Au tournant du siècle, après l’Affaire et la disparition de La Revue Blanche, il travailla pour la galerie Bernheim et, au début des années 20, dirigea les éditions de la Sirène. À la fin de sa vie, il partagera la lecture que son grand et vieil ami Armand Charpentier avait proposée dans ses Côtés mystérieux de l’affaire Dreyfus, lecture visant à expliquer l’affaire par l’action de Sandherr qui aurait dicté le bordereau à Esterhazy dans le but de perdre Dreyfus qu’il savait être traître sans pouvoir le trouver.

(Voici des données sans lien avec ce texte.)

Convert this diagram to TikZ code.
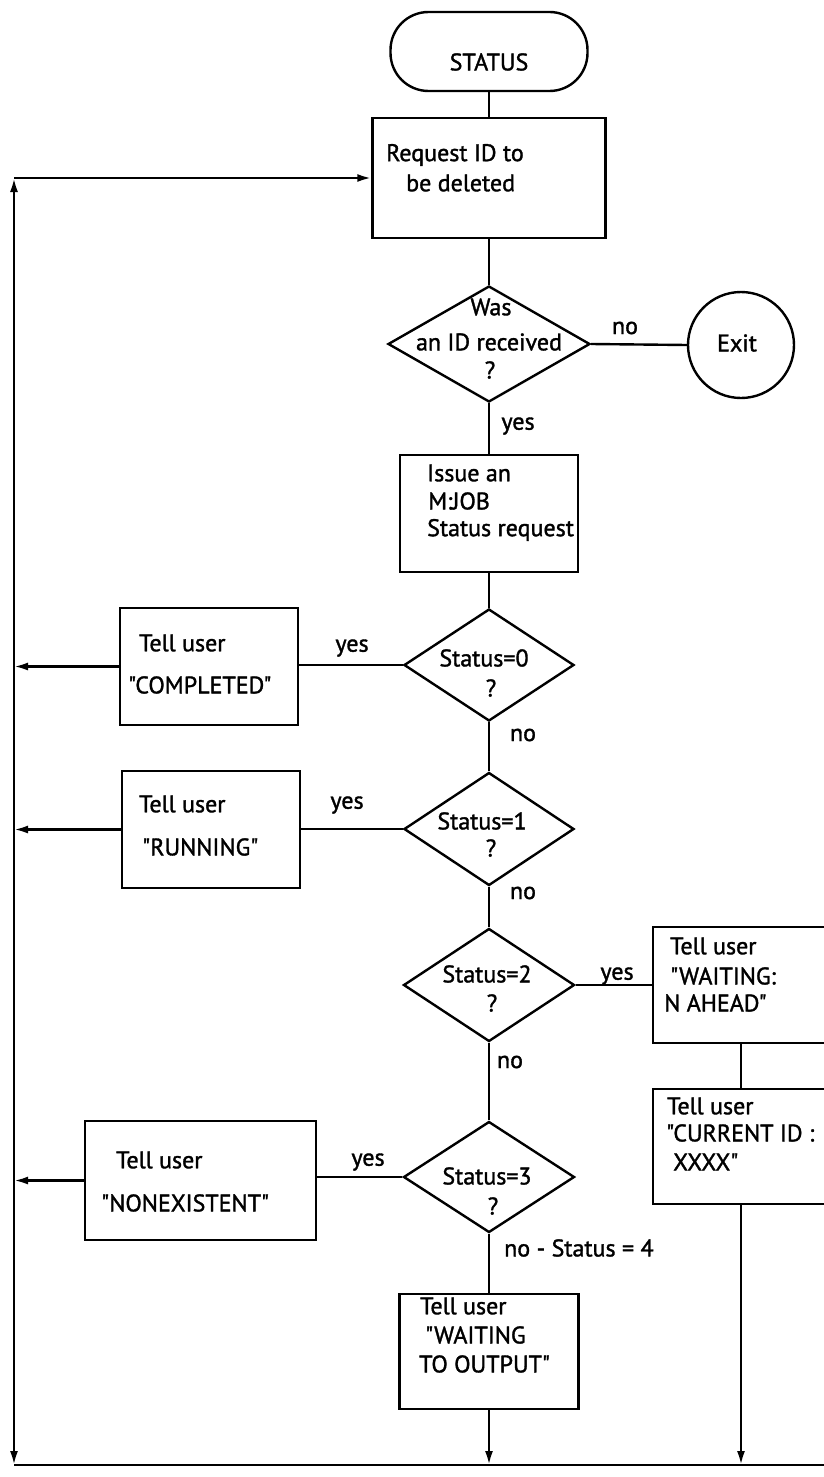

Une lecture que nous savons pour le moins fantaisiste et fondée sur des preuves qui n’en ont jamais été.
Sources et bibliographie : Sources et bibliographie : on pourra, à son sujet, consulter la biographie de Joan U. Halperin, Félix Fénéon, Paris, Gallimard, 1991. On trouvera aussi de nombreuses choses sur son activité anarchiste dans Jean-Jacques Lefrère et Philippe Oriol, Zo d’Axa, la feuille qui ne tremblait pas, Paris, Fayard, 2002. Et on pourra bientôt, aux éditions du Sandre, profiter de ses Œuvres complètes, édition publiée par Eric Dussert, Christophe Longbois-Canil et Philippe Oriol, qui corrige et complète largement les Œuvres plus que complètes publiées en 1970 aux édtions Droz. Ses lettres à Bouillane de Lacoste sont conservées à la Bibliothèque Littéraire Jacques Doucet. L’extrait cité de la lettre du 7 juin 1939 se trouve sous la cote : 8292-8 et celle du 18 mai sous la cote : 8292-6.